Secondo Tim Huxley, direttore esecutivo dell’International Institute for Strategic Studies (Asia) di Singapore:

 If Hilary Clinton had been elected she would have not only continued the rebalance but perhaps rather turbo-charged it. We could have expected a much tougher policy on China in the South China Sea. A big question [about Trump] will be whether what he said in his campaign will carry through to policy, and I suspect it may do to some extent.”

È infine possibile cogliere un’ultimo elemento di probabile cambiamento nell’approccio americano alle relazioni con il Sud-Est asiatico. Negli ultimi anni, l’Amministrazione Obama era riuscita promuovere sensibilmente la cultura dei diritti umani all’interno di Paesi quali Indonesia, Malesia e Thailandia, usando la leva delle forniture militari, in ottica di bilanciamento e protezione dall’influenza cinese.
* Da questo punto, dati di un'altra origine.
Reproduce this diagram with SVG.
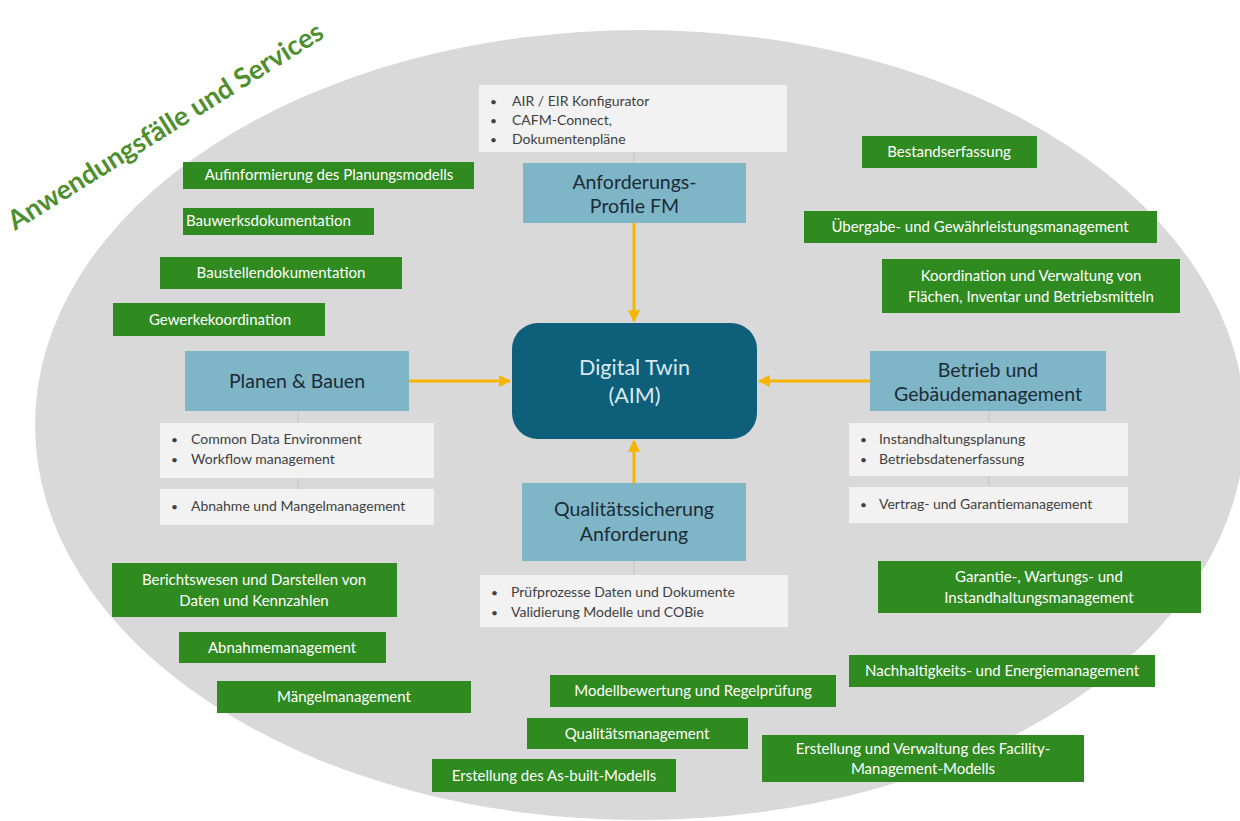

In cambio dell’introduzione di una serie di garanzie costituzionali infatti, anche paesi come il Vietnam sono riusciti a garantirsi l’accesso al mercato degli armamenti “made in Usa” usando come pretesto la necessità di incrementare le proprie difese marittime. Questo ha consentito a Washington di diventare il secondo più grande esportatore di armi (dopo la Russia) nel Sud-Est asiatico e garantirsi un mercato il cui valore è stimato per 8 miliardi di dollari l’anno. Con l’arrivo di Trump (e del suo fumoso “pragmatismo”), questa good practice potrebbe essere sostituita da un atteggiamento meno intransigente rispetto alle violazioni della Asean Human Rights Declaration, con un conseguente allentamento delle restrizioni alla vendita di armamenti nella regione.